Migrant Care: Terminal Khusus TKI di Bandara Picu Pemerasan
JAKARTA, SATUHARAPAN.COM - Komisi Pemberantasan Korupsi, bersama Unit Kerja Presiden untuk Pengawasan dan Pengendalian Pembangunan (UKP4) dan Bareskrim Mabes Polri, beberapa waktu lalu menemukan praktik premanisme dan pemerasan di Bandara Soekarno Hatta, terhadap tenaga kerja Indonesia (TKI) yang baru datang dari luar negeri.
Analis Kebijakan Migrant Care Wahyu Susilo, Senin (11/8), mengatakan praktik pemerasan terhadap TKI yang baru tiba di Tanah Air itu telah berlangsung sejak ada kebijakan terminal khusus TKI, di Bandara Soekarno Hatta.
Pemulangan TKI melalui terminal khusus, menyebabkan publik kurang dapat mengawasi, sehingga sangat potensial terjadinya pemerasan.
Pemerasan terhadap TKI yang terjadi selama ini melibatkan banyak institusi, mengingat pengelolaan terminal TKI di bandara juga melibatkan banyak pihak, di antaranya Kepolisian, TNI, Angkasa Pura II, Asosiasi Perusahaan Jasa Tenaga Kerja Indonesia (Apjati), Kementerian Tenaga Kerja dan Transmigrasi, dan Badan Nasional Penempatan dan Perlindungan Tenaga Kerja Indonesia (BNP2TKI), serta perusahaan.
Selain pungutan liar, menurutnya, para TKI yang baru tiba juga dipaksa untuk menggunakan jasa money changer, dengan nilai yang lebih rendah, dan harus mengeluarkan biaya trasportasi ke kampung halamannya, dengan harga di atas normal.
Untuk itu, menurut Wahyu, pemerintah harus segera menghilangkan kebijakan yang memulangkan TKI, melalui jalur khusus, atau terminal khusus.
Dia mengatakan, "Dengan adanya terminal khusus untuk TKI, kemudian BNP2TKI menunjuk mitra-mitra bisnis, yang bisa beroperasi seperti money changer, warung-warung SIM Card. Di situ TKI kita dipaksa untuk menukar uang dengan nilai yang lebih rendah daripada harga sesungguhnya.
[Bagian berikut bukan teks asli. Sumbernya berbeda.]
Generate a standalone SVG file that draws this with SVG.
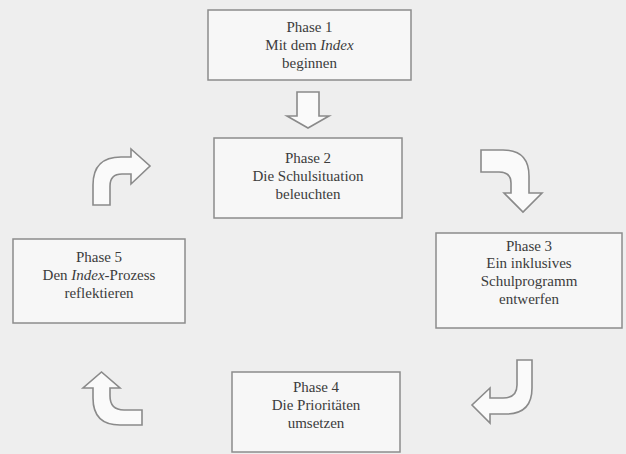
<svg xmlns="http://www.w3.org/2000/svg" width="626" height="454" viewBox="0 0 626 454">
<style>
.bg{fill:#eeeeee}
.box{fill:#f7f7f7;stroke:#8c8c8c;stroke-width:1.5}
.arr{fill:#fafafa;stroke:#8a8a8a;stroke-width:1.6;stroke-linejoin:miter}
.t{font-family:'Liberation Serif','Tinos','Noto Serif','DejaVu Serif',serif;font-size:15px;fill:#3c3c3c;text-anchor:middle}
.i{font-style:italic}
</style>
<rect class="bg" x="0" y="0" width="626" height="454"/>
<g id="phase1">
<rect class="box" x="208" y="10" width="203" height="70"/>
<text class="t" x="309.5" y="32">Phase 1</text>
<text class="t" x="309.5" y="50">Mit dem <tspan class="i">Index</tspan></text>
<text class="t" x="309.5" y="68">beginnen</text>
</g>
<g id="phase2">
<rect class="box" x="214" y="138" width="188" height="80"/>
<text class="t" x="308" y="163">Phase 2</text>
<text class="t" x="308" y="181">Die Schulsituation</text>
<text class="t" x="308" y="199">beleuchten</text>
</g>
<g id="phase3">
<rect class="box" x="436" y="233" width="186" height="95"/>
<text class="t" x="529" y="251">Phase 3</text>
<text class="t" x="529" y="268">Ein inklusives</text>
<text class="t" x="529" y="286">Schulprogramm</text>
<text class="t" x="529" y="304">entwerfen</text>
</g>
<g id="phase4">
<rect class="box" x="232" y="372" width="168" height="80"/>
<text class="t" x="316" y="392">Phase 4</text>
<text class="t" x="316" y="410">Die Prioritäten</text>
<text class="t" x="316" y="428">umsetzen</text>
</g>
<g id="phase5">
<rect class="box" x="13" y="239" width="172" height="84"/>
<text class="t" x="99" y="262">Phase 5</text>
<text class="t" x="99" y="280">Den <tspan class="i">Index</tspan>-Prozess</text>
<text class="t" x="99" y="298">reflektieren</text>
</g>
<g id="connectors">
<path class="arr" d="M297,92 L319,92 L319,116 L329,116 L308,128 L287,116 L297,116 Z"/>
<path class="arr" d="M93,205 L93,185 Q93,157 121,157 L131,157 L131,149 L150,166 L131,184 L131,174 L122,174 Q110,174 110,186 L110,205 Z"/>
<path class="arr" d="M481,150 L503,150 Q529,150 529,176 L529,193 L542,193 L523,212 L504,193 L511,193 L511,183 Q511,172 499,172 L481,172 Z"/>
<path class="arr" d="M517,360 L532,360 L532,388 Q532,414 506,414 L490,414 L490,423 L472,405 L490,388 L490,398 L503,398 Q517,398 517,385 Z"/>
<path class="arr" d="M142,410 L124,410 Q110,410 110,396 L110,388 L120,388 L101.5,372 L83,388 L93,388 L93,398 Q93,425 120,425 L142,425 Z"/>
</g>
</svg>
Dipaksa untuk membeli SIM Card yang harga normalnya Rp 10.000 - Rp 20.000, bisa Rp 100.000. Jadi memberi ruang kepada pelaku-pelaku bisnis untuk mengeruk uang secara tidak sah."
Data Migrant Care menyebutkan, dalam sehari, sekitar 400-500 tenaga kerja Indonesia (TKI), mengalami pemerasan ketika pulang ke Tanah Air. Wahyu Susilo menyatakan lembaganya, telah menyerahkan semua bukti yang dimiliki terkait pemerasan di bandara kepada KPK.
KPK, akan menelisik akar masalah, dan mata rantai sindikat pemerasan. Hingga saat ini, KPK masih terus menindaklanjuti temuan demi temuan untuk dijadikan rekomendasi kepada pihak terkait seperti presiden baru, menteri, dan Badan Periksa Keuangan.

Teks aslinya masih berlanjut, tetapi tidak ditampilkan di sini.